▸ What you have to do: Omit every picture, and retype the lines that run from the beginning of the data below through the line containing "plt.rcParams['font.family'] = ['DejaVu", inclusive.

▸ Data block:
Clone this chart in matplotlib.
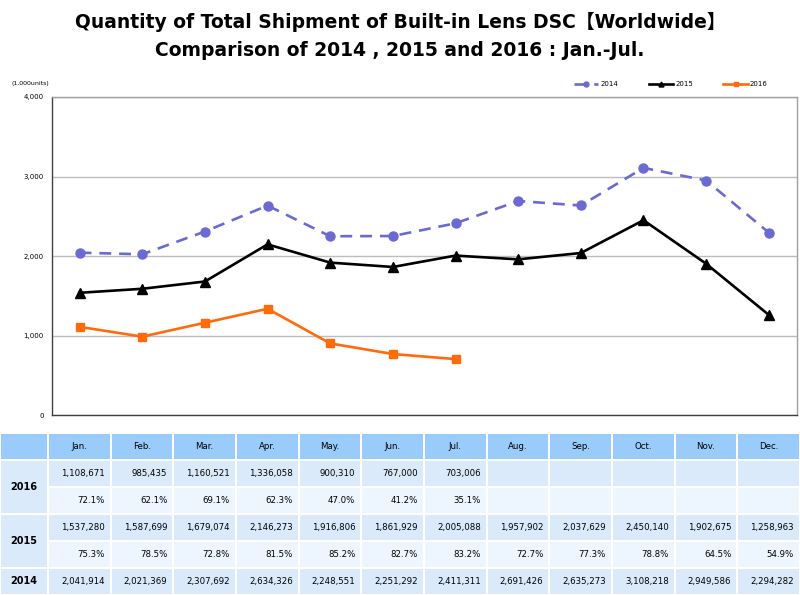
import matplotlib
matplotlib.use("Agg")
import matplotlib.pyplot as plt
from matplotlib.patches import Rectangle

plt.rcParams['font.family'] = ['DejaVu Sans', 'Noto Sans CJK JP']

months = ["Jan.", "Feb.", "Mar.", "Apr.", "May.", "Jun.", "Jul.", "Aug.", "Sep.", "Oct.", "Nov.", "Dec."]
ship_2014 = [2041914, 2021369, 2307692, 2634326, 2248551, 2251292, 2411311, 2691426, 2635273, 3108218, 2949586, 2294282]
ship_2015 = [1537280, 1587699, 1679074, 2146273, 1916806, 1861929, 2005088, 1957902, 2037629, 2450140, 1902675, 1258963]
ship_2016 = [1108671, 985435, 1160521, 1336058, 900310, 767000, 703006]
pct_2015 = [75.3, 78.5, 72.8, 81.5, 85.2, 82.7, 83.2, 72.7, 77.3, 78.8, 64.5, 54.9]
pct_2016 = [72.1, 62.1, 69.1, 62.3, 47.0, 41.2, 35.1]
yticks = [0, 1000, 2000, 3000, 4000]

W, H = 800, 595
fig = plt.figure(figsize=(W / 100, H / 100), dpi=100)

# ---- chart axes ----
L, R, T, B = 52, 797, 97, 415
ax = fig.add_axes([L / W, 1 - B / H, (R - L) / W, (B - T) / H])
c2014, c2015, c2016 = "#6A6AD2", "#000000", "#FF6A0A"
x14 = list(range(len(ship_2014)))
x15 = list(range(len(ship_2015)))
x16 = list(range(len(ship_2016)))
ax.plot(x14, [v / 1000 for v in ship_2014], color=c2014, lw=1.9, ls=(0, (4.5, 3)),
        marker="o", ms=6.5, label="2014", zorder=3)
ax.plot(x15, [v / 1000 for v in ship_2015], color=c2015, lw=1.9,
        marker="^", ms=6.5, label="2015", zorder=4)
ax.plot(x16, [v / 1000 for v in ship_2016], color=c2016, lw=1.9,
        marker="s", ms=6, label="2016", zorder=5)

ax.set_xlim(-0.44, 11.45)
ax.set_ylim(0, 4000)
ax.set_yticks(yticks)
ax.set_yticklabels([f"{t:,}" for t in yticks], fontsize=5)
ax.set_xticks([])
ax.tick_params(axis="y", length=0, pad=6)
ax.grid(axis="y", color="#BDBDBD", lw=1.0)
ax.set_axisbelow(True)
for s in ["top", "right"]:
    ax.spines[s].set_color("#A0A0A0")
    ax.spines[s].set_linewidth(1.0)
for s in ["left", "bottom"]:
    ax.spines[s].set_color("#404040")
    ax.spines[s].set_linewidth(1.0)

fig.text(12 / W, 1 - 84 / H, "(1,000units)", fontsize=4.5, va="center", ha="left")

leg = ax.legend(ncol=3, frameon=False, fontsize=5, handlelength=3.5, columnspacing=4.4,
                handletextpad=0.3, markerscale=0.55,
                loc="center right", bbox_to_anchor=(774 / W, 1 - 84 / H),
                bbox_transform=fig.transFigure)

# ---- title ----
fig.text(0.5, 1 - 22 / H, "Quantity of Total Shipment of Built-in Lens DSC【Worldwide】",
         ha="center", va="center", fontsize=13.5, fontweight="bold")
fig.text(0.5, 1 - 50 / H, "Comparison of 2014 , 2015 and 2016 : Jan.-Jul.",
         ha="center", va="center", fontsize=13.5, fontweight="bold")

# ---- table ----
tab = fig.add_axes([0, 0, 1, 1])
tab.set_xlim(0, W)
tab.set_ylim(H, 0)
tab.axis("off")

top = 433
rh = 27
c0w = 48
cw = (W - c0w) / 12
hdr_col = "#9ACCFB"
val_col = "#DBEAFB"
pct_col = "#EDF5FE"
gap = 1.0

def cell(x0, y0, w, h, color):
    tab.add_patch(Rectangle((x0 + gap, y0 + gap), w - 2 * gap, h - 2 * gap,
                            facecolor=color, edgecolor="none"))

# header
cell(0, top, c0w, rh, hdr_col)
for i, m in enumerate(months):
    x0 = c0w + i * cw
    cell(x0, top, cw, rh, hdr_col)
    tab.text(x0 + cw / 2, top + rh / 2, m, ha="center", va="center", fontsize=6.2)

rows = [
    ("2016", ship_2016, pct_2016),
    ("2015", ship_2015, pct_2015),
    ("2014", ship_2014, None),
]
y = top + rh
for label, vals, pcts in rows:
    nsub = 2 if pcts is not None else 1
    cell(0, y, c0w, rh * nsub, val_col)
    tab.text(c0w / 2, y + rh * nsub / 2, label, ha="center", va="center",
             fontsize=7, fontweight="bold")
    for i in range(12):
        x0 = c0w + i * cw
        cell(x0, y, cw, rh, val_col)
        if i < len(vals):
            tab.text(x0 + cw - 6, y + rh / 2, f"{vals[i]:,}", ha="right", va="center", fontsize=6.2)
        if pcts is not None:
            cell(x0, y + rh, cw, rh, pct_col)
            if i < len(pcts):
                tab.text(x0 + cw - 6, y + rh * 1.5, f"{pcts[i]:.1f}%", ha="right",
                         va="center", fontsize=6.2)
    y += rh * nsub

fig.savefig("out.png", dpi=100)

▸ Task result:
Clone this chart in matplotlib.
import matplotlib
matplotlib.use("Agg")
import matplotlib.pyplot as plt
from matplotlib.patches import Rectangle

plt.rcParams['font.family'] = ['DejaVu Sans', 'Noto Sans CJK JP']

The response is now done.